Given exercise: Write out all the lines again, precisely as they stand, but without the images.

Data excerpt:
[BEGIN]
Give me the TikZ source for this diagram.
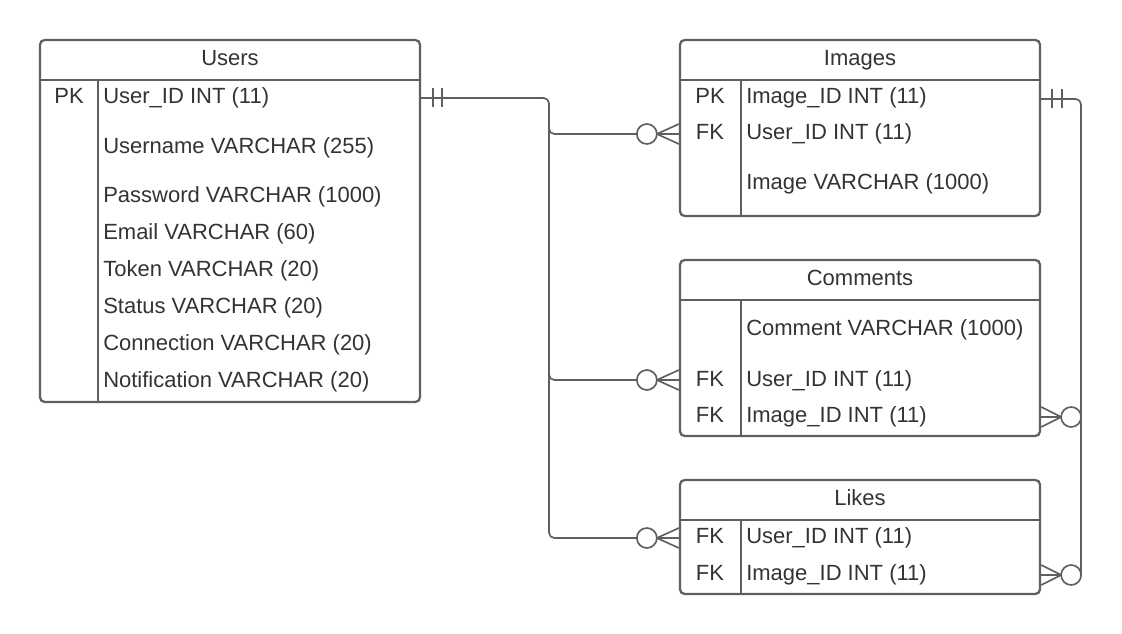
\documentclass[tikz,border=0pt]{standalone}
\usepackage{fontspec}
\setmainfont{Liberation Sans}
\usetikzlibrary{fit,calc}
\definecolor{ln}{HTML}{5F5F5F}
\definecolor{tx}{HTML}{333333}
\tikzset{
  tbl/.style={draw=ln, line width=1.7pt, rounded corners=3.5pt, inner sep=0pt},
  sepline/.style={draw=ln, line width=1.7pt},
  txt/.style={text=tx, font=\fontsize{16.5}{19}\selectfont, inner sep=0pt},
  ttl/.style={txt, anchor=base},
  fld/.style={txt, anchor=base west},
  keyf/.style={txt, anchor=base},
  conn/.style={draw=ln, line width=1.25pt, rounded corners=4pt},
  foot/.style={draw=ln, line width=1.25pt},
  ring/.style={draw=ln, line width=1.25pt, fill=white},
}
\begin{document}
\begin{tikzpicture}[x=0.75pt,y=-0.75pt]
\useasboundingbox (0,0) rectangle (1122,634);

% ---------- Users ----------
\node[tbl, fit={(40,40) (420,402)}] (users) {};
\draw[sepline] (40,80) -- (420,80);
\draw[sepline] (98,80) -- (98,402);
\node[ttl] (usersT) at (230,66) {Users};
\node[keyf] (uk1) at (69,104) {PK};
\node[fld] (u1) at (103,104) {User\_ID INT (11)};
\node[fld] (u2) at (103,154) {Username VARCHAR (255)};
\node[fld] (u3) at (103,203) {Password VARCHAR (1000)};
\node[fld] (u4) at (103,240) {Email VARCHAR (60)};
\node[fld] (u5) at (103,277) {Token VARCHAR (20)};
\node[fld] (u6) at (103,314) {Status VARCHAR (20)};
\node[fld] (u7) at (103,351) {Connection VARCHAR (20)};
\node[fld] (u8) at (103,388) {Notification VARCHAR (20)};

% ---------- Images ----------
\node[tbl, fit={(680,40) (1040,216)}] (images) {};
\draw[sepline] (680,80) -- (1040,80);
\draw[sepline] (741,80) -- (741,216);
\node[ttl] (imagesT) at (860,66) {Images};
\node[keyf] (ik1) at (710,104) {PK};
\node[keyf] (ik2) at (710,140) {FK};
\node[fld] (i1) at (746,104) {Image\_ID INT (11)};
\node[fld] (i2) at (746,140) {User\_ID INT (11)};
\node[fld] (i3) at (746,190) {Image VARCHAR (1000)};

% ---------- Comments ----------
\node[tbl, fit={(680,260) (1040,436)}] (comments) {};
\draw[sepline] (680,300) -- (1040,300);
\draw[sepline] (741,300) -- (741,436);
\node[ttl] (commentsT) at (860,286) {Comments};
\node[fld] (c1) at (746,336) {Comment VARCHAR (1000)};
\node[keyf] (ck2) at (710,387) {FK};
\node[keyf] (ck3) at (710,423) {FK};
\node[fld] (c2) at (746,387) {User\_ID INT (11)};
\node[fld] (c3) at (746,423) {Image\_ID INT (11)};

% ---------- Likes ----------
\node[tbl, fit={(680,480) (1040,594)}] (likes) {};
\draw[sepline] (680,520) -- (1040,520);
\draw[sepline] (741,520) -- (741,594);
\node[ttl] (likesT) at (860,506) {Likes};
\node[keyf] (lk1) at (710,544) {FK};
\node[keyf] (lk2) at (710,581) {FK};
\node[fld] (l1) at (746,544) {User\_ID INT (11)};
\node[fld] (l2) at (746,581) {Image\_ID INT (11)};

% ---------- connector coordinates ----------
\coordinate (uOut) at (users.east |- 0,98);
\coordinate (iIn)  at (images.west |- 0,134);
\coordinate (cIn)  at (comments.west |- 0,380);
\coordinate (lIn)  at (likes.west |- 0,538);
\coordinate (iOut) at (images.east |- 0,99);
\coordinate (cIn2) at (comments.east |- 0,417);
\coordinate (lIn2) at (likes.east |- 0,575);

% ---------- Users -> Images / Comments / Likes ----------
\draw[conn] (uOut) -- (549,98) -- (549,538) -- ($(lIn)+(-42,0)$);
\draw[conn] (549,124) -- (549,134) -- ($(iIn)+(-42,0)$);
\draw[conn] (549,370) -- (549,380) -- ($(cIn)+(-42,0)$);
% one-and-only-one marks
\draw[foot] ($(uOut)+(12,-9.5)$) -- ($(uOut)+(12,9.5)$);
\draw[foot] ($(uOut)+(21,-9.5)$) -- ($(uOut)+(21,9.5)$);
% crow's feet with zero
\foreach \p in {iIn,cIn,lIn}{
  \draw[foot] ($(\p)+(-22,0)$) -- (\p);
  \draw[foot] ($(\p)+(-22,0)$) -- ($(\p)+(0,-10)$);
  \draw[foot] ($(\p)+(-22,0)$) -- ($(\p)+(0,10)$);
  \draw[ring] ($(\p)+(-32,0)$) circle[radius=7.5pt];
}

% ---------- Images -> Comments / Likes ----------
\draw[conn] (iOut) -- (1081,99) -- (1081,575);
\draw[foot] ($(iOut)+(11,-9.5)$) -- ($(iOut)+(11,9.5)$);
\draw[foot] ($(iOut)+(21,-9.5)$) -- ($(iOut)+(21,9.5)$);
\foreach \p in {cIn2,lIn2}{
  \draw[foot] ($(\p)+(20,0)$) -- (\p);
  \draw[foot] ($(\p)+(20,0)$) -- ($(\p)+(0,-10)$);
  \draw[foot] ($(\p)+(20,0)$) -- ($(\p)+(0,10)$);
  \draw[ring] ($(\p)+(30,0)$) circle[radius=7.5pt];
}
\end{tikzpicture}
\end{document}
[END]
Written reply:
Give me the TikZ source for this diagram.
\documentclass[tikz,border=0pt]{standalone}
\usepackage{fontspec}
\setmainfont{Liberation Sans}
\usetikzlibrary{fit,calc}
\definecolor{ln}{HTML}{5F5F5F}
\definecolor{tx}{HTML}{333333}
\tikzset{
  tbl/.style={draw=ln, line width=1.7pt, rounded corners=3.5pt, inner sep=0pt},
  sepline/.style={draw=ln, line width=1.7pt},
  txt/.style={text=tx, font=\fontsize{16.5}{19}\selectfont, inner sep=0pt},
  ttl/.style={txt, anchor=base},
  fld/.style={txt, anchor=base west},
  keyf/.style={txt, anchor=base},
  conn/.style={draw=ln, line width=1.25pt, rounded corners=4pt},
  foot/.style={draw=ln, line width=1.25pt},
  ring/.style={draw=ln, line width=1.25pt, fill=white},
}
\begin{document}
\begin{tikzpicture}[x=0.75pt,y=-0.75pt]
\useasboundingbox (0,0) rectangle (1122,634);

% ---------- Users ----------
\node[tbl, fit={(40,40) (420,402)}] (users) {};
\draw[sepline] (40,80) -- (420,80);
\draw[sepline] (98,80) -- (98,402);
\node[ttl] (usersT) at (230,66) {Users};
\node[keyf] (uk1) at (69,104) {PK};
\node[fld] (u1) at (103,104) {User\_ID INT (11)};
\node[fld] (u2) at (103,154) {Username VARCHAR (255)};
\node[fld] (u3) at (103,203) {Password VARCHAR (1000)};
\node[fld] (u4) at (103,240) {Email VARCHAR (60)};
\node[fld] (u5) at (103,277) {Token VARCHAR (20)};
\node[fld] (u6) at (103,314) {Status VARCHAR (20)};
\node[fld] (u7) at (103,351) {Connection VARCHAR (20)};
\node[fld] (u8) at (103,388) {Notification VARCHAR (20)};

% ---------- Images ----------
\node[tbl, fit={(680,40) (1040,216)}] (images) {};
\draw[sepline] (680,80) -- (1040,80);
\draw[sepline] (741,80) -- (741,216);
\node[ttl] (imagesT) at (860,66) {Images};
\node[keyf] (ik1) at (710,104) {PK};
\node[keyf] (ik2) at (710,140) {FK};
\node[fld] (i1) at (746,104) {Image\_ID INT (11)};
\node[fld] (i2) at (746,140) {User\_ID INT (11)};
\node[fld] (i3) at (746,190) {Image VARCHAR (1000)};

% ---------- Comments ----------
\node[tbl, fit={(680,260) (1040,436)}] (comments) {};
\draw[sepline] (680,300) -- (1040,300);
\draw[sepline] (741,300) -- (741,436);
\node[ttl] (commentsT) at (860,286) {Comments};
\node[fld] (c1) at (746,336) {Comment VARCHAR (1000)};
\node[keyf] (ck2) at (710,387) {FK};
\node[keyf] (ck3) at (710,423) {FK};
\node[fld] (c2) at (746,387) {User\_ID INT (11)};
\node[fld] (c3) at (746,423) {Image\_ID INT (11)};

% ---------- Likes ----------
\node[tbl, fit={(680,480) (1040,594)}] (likes) {};
\draw[sepline] (680,520) -- (1040,520);
\draw[sepline] (741,520) -- (741,594);
\node[ttl] (likesT) at (860,506) {Likes};
\node[keyf] (lk1) at (710,544) {FK};
\node[keyf] (lk2) at (710,581) {FK};
\node[fld] (l1) at (746,544) {User\_ID INT (11)};
\node[fld] (l2) at (746,581) {Image\_ID INT (11)};

% ---------- connector coordinates ----------
\coordinate (uOut) at (users.east |- 0,98);
\coordinate (iIn)  at (images.west |- 0,134);
\coordinate (cIn)  at (comments.west |- 0,380);
\coordinate (lIn)  at (likes.west |- 0,538);
\coordinate (iOut) at (images.east |- 0,99);
\coordinate (cIn2) at (comments.east |- 0,417);
\coordinate (lIn2) at (likes.east |- 0,575);

% ---------- Users -> Images / Comments / Likes ----------
\draw[conn] (uOut) -- (549,98) -- (549,538) -- ($(lIn)+(-42,0)$);
\draw[conn] (549,124) -- (549,134) -- ($(iIn)+(-42,0)$);
\draw[conn] (549,370) -- (549,380) -- ($(cIn)+(-42,0)$);
% one-and-only-one marks
\draw[foot] ($(uOut)+(12,-9.5)$) -- ($(uOut)+(12,9.5)$);
\draw[foot] ($(uOut)+(21,-9.5)$) -- ($(uOut)+(21,9.5)$);
% crow's feet with zero
\foreach \p in {iIn,cIn,lIn}{
  \draw[foot] ($(\p)+(-22,0)$) -- (\p);
  \draw[foot] ($(\p)+(-22,0)$) -- ($(\p)+(0,-10)$);
  \draw[foot] ($(\p)+(-22,0)$) -- ($(\p)+(0,10)$);
  \draw[ring] ($(\p)+(-32,0)$) circle[radius=7.5pt];
}

% ---------- Images -> Comments / Likes ----------
\draw[conn] (iOut) -- (1081,99) -- (1081,575);
\draw[foot] ($(iOut)+(11,-9.5)$) -- ($(iOut)+(11,9.5)$);
\draw[foot] ($(iOut)+(21,-9.5)$) -- ($(iOut)+(21,9.5)$);
\foreach \p in {cIn2,lIn2}{
  \draw[foot] ($(\p)+(20,0)$) -- (\p);
  \draw[foot] ($(\p)+(20,0)$) -- ($(\p)+(0,-10)$);
  \draw[foot] ($(\p)+(20,0)$) -- ($(\p)+(0,10)$);
  \draw[ring] ($(\p)+(30,0)$) circle[radius=7.5pt];
}
\end{tikzpicture}
\end{document}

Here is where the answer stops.